Project 2: Hybrid Images

Favorite result

This combines an image of a polar-bear and a hippo, retaining the low frequency components of the polar-bear image and the high-frequency components of the hippo image to create a hybrid. The hippo can be seen in the result when it is examined up close, but when you step a few metres away the hippo appears to fade away and you see the polar bear.

The basic method of achieving this is to use a low-pass filter on the polar-bear image and a high-pass filter on the hippo image. I used a Gaussian blur filter (a natural low-pass filter, since blurring equates to removing high frequencies), applying it directly to the polar-bear image for a low-pass filter. The resulting image as shown below is blurred, and the corresponding Fourier transform shows that the frequencies of the image are concentrated around the middle of the 2D frequency domain, i.e. the low frequencies. To do the high-pass, I applied a low-pass to the hippo image, then subtracted the result from the original image, retaining the high frequency components in the difference. The resulting filtered image of the hippo below reflects this retention of sharp edges and fine details. Finally, the filtered images are summed to produce the final hybrid image.

The program allows me to specify cut-off frequencies for the low-pass and high-pass filters (in this case, 25 cycles/image for the low-pass and 40 cyes/image for the high-pass).

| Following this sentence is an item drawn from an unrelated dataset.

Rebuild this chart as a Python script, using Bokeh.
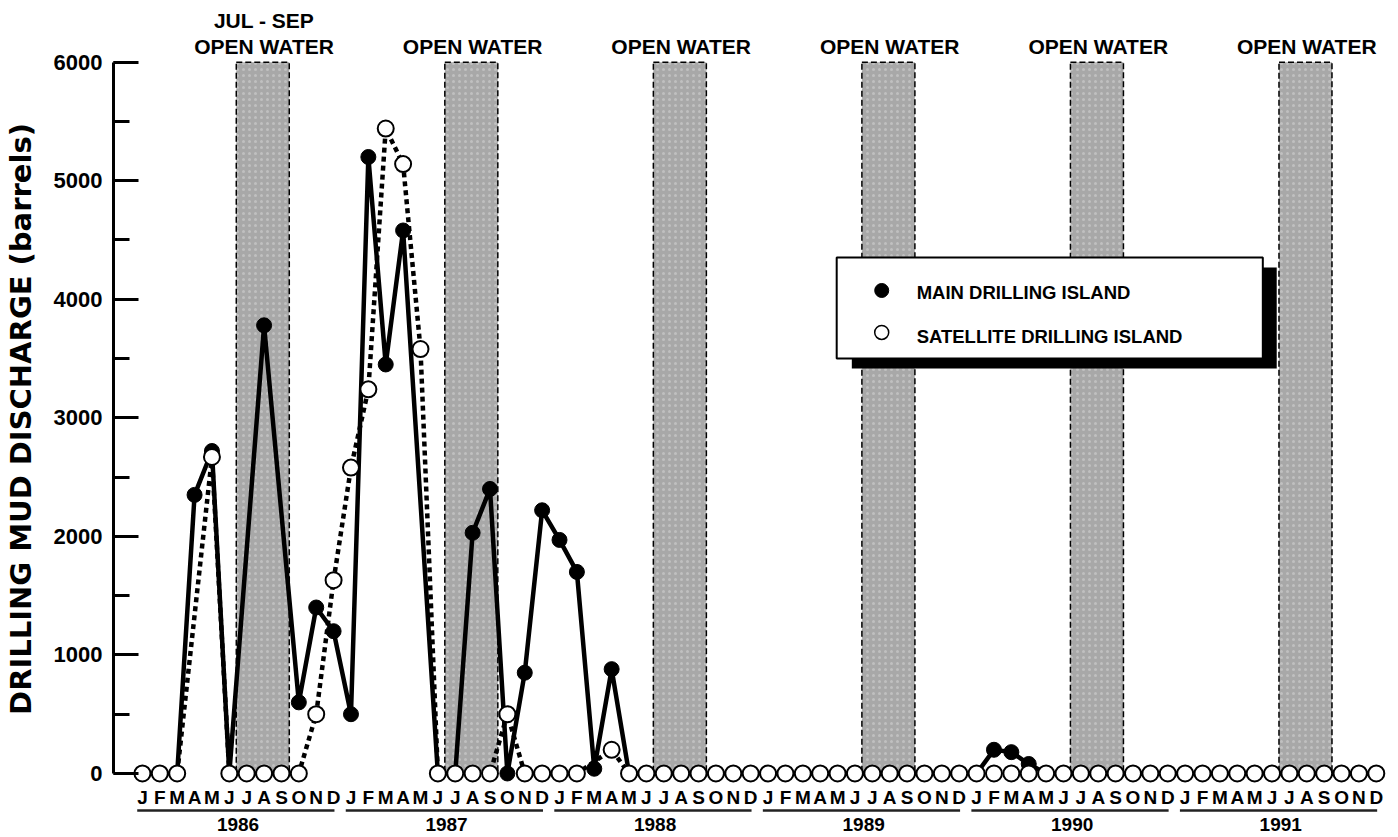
from bokeh.plotting import figure
from bokeh.models import SingleIntervalTicker
from bokeh.core.properties import value
from bokeh.embed import file_html
from bokeh.resources import INLINE

# ---------------- data ----------------
years = [1986, 1987, 1988, 1989, 1990, 1991]
month_letters = ["J", "F", "M", "A", "M", "J", "J", "A", "S", "O", "N", "D"]
open_water_first_month = 6   # JUL (0-based within year)
open_water_last_month = 8    # SEP

# Monthly drilling mud discharge (barrels); None = no value plotted
main_discharge = [
    # 1986
    0, 0, 0, 2350, 2720, 0, None, 3780, None, 600, 1400, 1200,
    # 1987
    500, 5200, 3450, 4580, None, 0, 0, 2030, 2400, 0, 850, 2220,
    # 1988
    1970, 1700, 40, 880, 0, 0, 0, 0, 0, 0, 0, 0,
    # 1989
    0, 0, 0, 0, 0, 0, 0, 0, 0, 0, 0, 0,
    # 1990
    0, 200, 180, 80, 0, 0, 0, 0, 0, 0, 0, 0,
    # 1991
    0, 0, 0, 0, 0, 0, 0, 0, 0, 0, 0, 0,
]
satellite_discharge = [
    # 1986
    0, 0, 0, None, 2670, 0, 0, 0, 0, 0, 500, 1630,
    # 1987
    2580, 3240, 5440, 5140, 3580, 0, 0, 0, 0, 500, 0, 0,
    # 1988
    0, 0, None, 200, 0, 0, 0, 0, 0, 0, 0, 0,
    # 1989
    0, 0, 0, 0, 0, 0, 0, 0, 0, 0, 0, 0,
    # 1990
    0, 0, 0, 0, 0, 0, 0, 0, 0, 0, 0, 0,
    # 1991
    0, 0, 0, 0, 0, 0, 0, 0, 0, 0, 0, 0,
]
series_names = ["MAIN DRILLING ISLAND", "SATELLITE DRILLING ISLAND"]

# ---------------- figure ----------------
FONT = value("Liberation Sans")
n_months = 12 * len(years)

p = figure(width=1398, height=837, x_range=(-1.665, 71.99), y_range=(-540, 6520),
           x_axis_type=None, output_backend="svg", toolbar_location=None,
           min_border_left=110, min_border_right=5, min_border_top=0, min_border_bottom=0)
p.outline_line_color = None
p.ygrid.grid_line_color = None
p.background_fill_color = "white"

ax = p.yaxis[0]
ax.ticker = SingleIntervalTicker(interval=1000, num_minor_ticks=2)
ax.bounds = (0, 6000)
ax.axis_line_width = 3
ax.major_tick_in = 25
ax.major_tick_out = 0
ax.minor_tick_in = 16
ax.minor_tick_out = 0
ax.major_tick_line_width = 3
ax.minor_tick_line_width = 3
ax.major_label_text_font = "Liberation Sans"
ax.major_label_text_font_style = "bold"
ax.major_label_text_font_size = "22px"
ax.major_label_text_color = "black"
ax.major_label_standoff = 11
ax.axis_label = "DRILLING MUD DISCHARGE (barrels)"
ax.axis_label_text_font = "DejaVu Sans"
ax.axis_label_text_font_style = "bold"
ax.axis_label_text_font_size = "29px"
ax.axis_label_text_color = "black"
ax.axis_label_standoff = 13

# open water shading
ow_left = [12 * k + open_water_first_month - 0.6 for k in range(len(years))]
ow_right = [12 * k + open_water_last_month + 0.45 for k in range(len(years))]
p.quad(left=ow_left, right=ow_right, bottom=0, top=6000,
       fill_color="#a8a8a8", line_color="black", line_width=1.5, line_dash="6 3",
       hatch_pattern="dot", hatch_color="#d8d8d8", hatch_alpha=0.5, hatch_scale=6)

# top labels
ow_center = [12 * k + 7 for k in range(len(years))]
p.text(x=ow_center, y=[6132] * len(years), text=["OPEN WATER"] * len(years),
       text_font=FONT, text_font_style="bold", text_font_size="21px",
       text_align="center", text_baseline="middle", text_color="black")
p.text(x=[ow_center[0]], y=[6352], text=["JUL - SEP"],
       text_font=FONT, text_font_style="bold", text_font_size="21px",
       text_align="center", text_baseline="middle", text_color="black")

# series
main_x = [i for i, v in enumerate(main_discharge) if v is not None]
main_y = [v for v in main_discharge if v is not None]
sat_x = [i for i, v in enumerate(satellite_discharge) if v is not None]
sat_y = [v for v in satellite_discharge if v is not None]

p.line(main_x, main_y, line_width=4.5, line_color="black", line_join="round")
p.line(sat_x, sat_y, line_width=4.5, line_color="black", line_dash="5 4", line_join="round")
p.scatter(main_x, main_y, size=15, fill_color="black", line_color="black")
p.scatter(sat_x, sat_y, size=16, fill_color="white", line_color="black", line_width=2)

# month letters, year underlines and year labels
mx = list(range(n_months))
p.text(x=mx, y=[-202] * n_months, text=month_letters * len(years),
       text_font=FONT, text_font_style="bold", text_font_size="19px",
       text_align="center", text_baseline="middle", text_color="black")
p.segment(x0=[12 * k - 0.3 for k in range(len(years))], y0=-312,
          x1=[12 * k + 11.05 for k in range(len(years))], y1=-312,
          line_color="#222222", line_width=2.5)
p.text(x=[12 * k + 5.5 for k in range(len(years))], y=[-430] * len(years),
       text=[str(y) for y in years],
       text_font=FONT, text_font_style="bold", text_font_size="19px",
       text_align="center", text_baseline="middle", text_color="black")

# legend box with drop shadow
p.quad(left=[40.82], right=[65.27], top=[4268], bottom=[3416],
       fill_color="black", line_color=None)
p.quad(left=[39.95], right=[64.47], top=[4352], bottom=[3500],
       fill_color="white", line_color="black", line_width=2)
p.scatter([42.54], [4074], size=14, fill_color="black", line_color="black")
p.scatter([42.54], [3720], size=14, fill_color="white", line_color="black", line_width=1.5)
p.text(x=[44.55, 44.55], y=[4057, 3686], text=series_names,
       text_font=FONT, text_font_style="bold", text_font_size="18.5px",
       text_align="left", text_baseline="middle", text_color="black")

open("out.html", "w").write(file_html(p, INLINE))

There is a mathematical relation between the cut-off frequencies and the standard deviation of the Gaussian filter, namely that (stdev = k*(N/fc)); k is a constant, and N is the width of the image (we assume it is roughly square-shaped), and fc is the desired cut-off frequency. The intuition is that a higher cut-off frequency should correspond to less blurring, since more higher frequencies are retained. In the equation, this is reflected as stdev decreases when fc increases: a lower standard deviation produces a filter response that is 'sharper', i.e. that weights pixels further away from the center of the image relatively less than a filter of larger standard deviation would, and thus blurs the image less than a filter of larger standard deviation would. Because a larger standard deviation filter needs to take into account pixels that are further from the middle, I also make the size of the filter a function of the standard deviation (10*stdev).

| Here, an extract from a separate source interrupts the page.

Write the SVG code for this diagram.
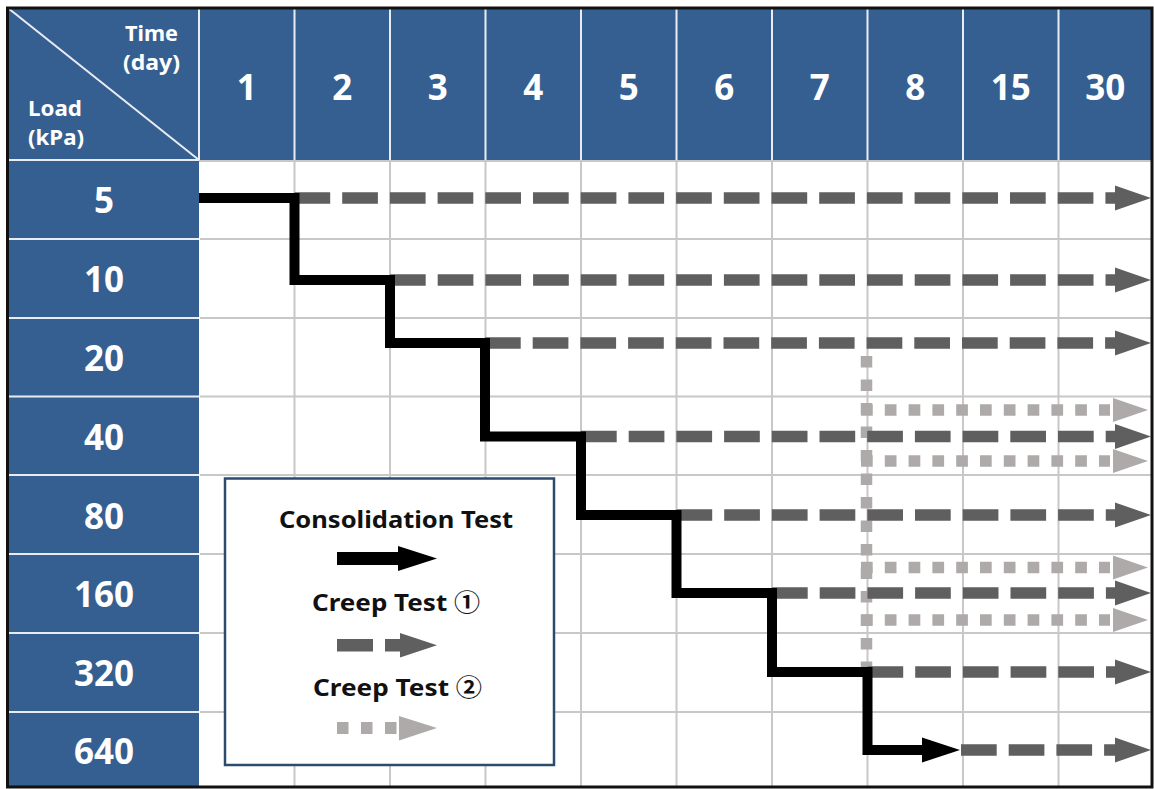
<svg xmlns="http://www.w3.org/2000/svg" width="1154" height="789" viewBox="0 0 1154 789">
<style>
.hdr{fill:#365f91}
.wl{stroke:#e9edf3;stroke-width:2;fill:none}
.gl{stroke:#c8c8c8;stroke-width:2;fill:none}
.num{font-family:"Noto Sans","Open Sans","Noto Sans CJK KR",sans-serif;font-weight:bold;font-size:35px;fill:#ffffff;text-anchor:middle}
.ax{font-family:"Noto Sans","Open Sans","Noto Sans CJK KR",sans-serif;font-weight:bold;font-size:21px;fill:#ffffff}
.leg{font-family:"Noto Sans","Noto Sans CJK KR",sans-serif;font-weight:bold;font-size:24px;fill:#111111}
.cons{stroke:#000000;stroke-width:10;fill:none;stroke-linejoin:miter;stroke-linecap:butt}
.dash{stroke:#5f5f5f;stroke-width:11.5;fill:none;stroke-dasharray:35.7 12}
.dot{stroke:#aeaaaa;stroke-width:11.5;fill:none;stroke-dasharray:11.7 12.1}
.dh{fill:#5f5f5f}
.oh{fill:#aeaaaa}
</style>
<rect x="0" y="0" width="1154" height="789" fill="#ffffff"/>
<g id="header">
<rect class="hdr" x="8" y="8" width="1144" height="152"/>
<rect class="hdr" x="8" y="160" width="191" height="628"/>
<line class="wl" x1="8" y1="8" x2="199" y2="160"/>
<g id="axis-labels">
<text class="ax" x="178" y="41" text-anchor="end" textLength="53" lengthAdjust="spacingAndGlyphs">Time</text>
<text class="ax" x="180" y="70" text-anchor="end" textLength="57" lengthAdjust="spacingAndGlyphs">(day)</text>
<text class="ax" x="28" y="116" textLength="54" lengthAdjust="spacingAndGlyphs">Load</text>
<text class="ax" x="28" y="145" textLength="56" lengthAdjust="spacingAndGlyphs">(kPa)</text>
</g>
<path class="wl" d="M199 8V160M294.5 8V160M390 8V160M485.5 8V160M581 8V160M676.5 8V160M772 8V160M867.5 8V160M963 8V160M1058.5 8V160"/>
<path class="wl" d="M8 160H199M8 239H199M8 318H199M8 396.5H199M8 475H199M8 554H199M8 633H199M8 712H199"/>
</g>
<g id="grid">
<path class="gl" d="M199 161H1151"/>
<path class="gl" d="M294.5 161V787M390 161V787M485.5 161V787M581 161V787M676.5 161V787M772 161V787M867.5 161V787M963 161V787M1058.5 161V787"/>
<path class="gl" d="M200 239H1151M200 318H1151M200 396.5H1151M200 475H1151M200 554H1151M200 633H1151M200 712H1151"/>
</g>
<g id="col-labels">
<text class="num" x="246.75" y="100">1</text>
<text class="num" x="342.25" y="100">2</text>
<text class="num" x="437.75" y="100">3</text>
<text class="num" x="533.25" y="100">4</text>
<text class="num" x="628.75" y="100">5</text>
<text class="num" x="724.25" y="100">6</text>
<text class="num" x="819.75" y="100">7</text>
<text class="num" x="915.25" y="100">8</text>
<text class="num" x="1010.75" y="100">15</text>
<text class="num" x="1105.25" y="100">30</text>
</g>
<g id="row-labels">
<text class="num" x="104" y="213">5</text>
<text class="num" x="104" y="292">10</text>
<text class="num" x="104" y="371">20</text>
<text class="num" x="104" y="450">40</text>
<text class="num" x="104" y="529">80</text>
<text class="num" x="104" y="607">160</text>
<text class="num" x="104" y="686">320</text>
<text class="num" x="104" y="764">640</text>
</g>
<g id="connectors">
<g id="creep2">
<line class="dot" x1="866.5" y1="356" x2="866.5" y2="673" style="stroke-dasharray:11.5 12"/>
<line class="dot" x1="861" y1="410" x2="1110" y2="410"/>
<polygon class="oh" points="1113,398 1148,410 1113,422"/>
<line class="dot" x1="861" y1="461" x2="1110" y2="461"/>
<polygon class="oh" points="1113,449 1148,461 1113,473"/>
<line class="dot" x1="861" y1="567.5" x2="1110" y2="567.5"/>
<polygon class="oh" points="1113,555.5 1148,567.5 1113,579.5"/>
<line class="dot" x1="861" y1="620" x2="1110" y2="620"/>
<polygon class="oh" points="1113,608 1148,620 1113,632"/>
</g>
<g id="creep1">
<line class="dash" x1="294.5" y1="198" x2="1117" y2="198"/>
<polygon class="dh" points="1115,185.5 1151,198 1115,210.5"/>
<line class="dash" x1="390" y1="280" x2="1117" y2="280"/>
<polygon class="dh" points="1115,267.5 1151,280 1115,292.5"/>
<line class="dash" x1="485" y1="343" x2="1117" y2="343"/>
<polygon class="dh" points="1115,330.5 1151,343 1115,355.5"/>
<line class="dash" x1="581" y1="436.5" x2="1117" y2="436.5"/>
<polygon class="dh" points="1115,424 1151,436.5 1115,449"/>
<line class="dash" x1="676.5" y1="515" x2="1117" y2="515"/>
<polygon class="dh" points="1115,502.5 1151,515 1115,527.5"/>
<line class="dash" x1="772" y1="593" x2="1117" y2="593"/>
<polygon class="dh" points="1115,580.5 1151,593 1115,605.5"/>
<line class="dash" x1="867.5" y1="672" x2="1117" y2="672"/>
<polygon class="dh" points="1115,659.5 1151,672 1115,684.5"/>
<line class="dash" x1="961" y1="750" x2="1117" y2="750"/>
<polygon class="dh" points="1115,737.5 1151,750 1115,762.5"/>
</g>
<g id="consolidation">
<path class="cons" d="M199 198H294.5V280H390V343H485V436.5H581V515H676.5V593H772V672H867.5V750H926"/>
<polygon fill="#000000" points="922,737.5 960,750 922,762.5"/>
</g>
</g>
<g id="legend">
<rect x="225" y="478.5" width="329" height="286.5" fill="#ffffff" stroke="#2d4b6e" stroke-width="2.5"/>
<text class="leg" x="279" y="528" textLength="234" lengthAdjust="spacingAndGlyphs">Consolidation Test</text>
<rect x="337" y="552" width="63" height="13" fill="#000000"/>
<polygon fill="#000000" points="398,546 437,558.5 398,571"/>
<text class="leg" x="312" y="611" textLength="168" lengthAdjust="spacingAndGlyphs">Creep Test ①</text>
<rect x="337" y="639" width="36" height="12.5" fill="#5f5f5f"/>
<rect x="385" y="639" width="16" height="12.5" fill="#5f5f5f"/>
<polygon class="dh" points="400,633 437,645.3 400,657.5"/>
<text class="leg" x="313" y="696" textLength="169" lengthAdjust="spacingAndGlyphs">Creep Test ②</text>
<rect x="337" y="722" width="11.5" height="12" fill="#aeaaaa"/>
<rect x="361" y="722" width="11.5" height="12" fill="#aeaaaa"/>
<rect x="385" y="722" width="11.5" height="12" fill="#aeaaaa"/>
<polygon class="oh" points="399,716 437,728 399,740.5"/>
</g>
<rect x="7.5" y="8" width="1144.5" height="779" fill="none" stroke="#111111" stroke-width="3"/>
</svg>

In order for the features to blend pleasantly, I pre-aligned them by scaling and rotation (using the given starter code), so that the bodies of the animals lined up.

Additional results

Bells and whistles

I implemented Gaussian and Laplacian pyramids for the hybrid images. At the lower levels of the pyramids (where minimal filtering has occurred), we can observe the high frequency image still. At higher levels of the pyramids (after multiple stages of filtering) the high frequency components are blurred out and the low frequency image becomes apparent.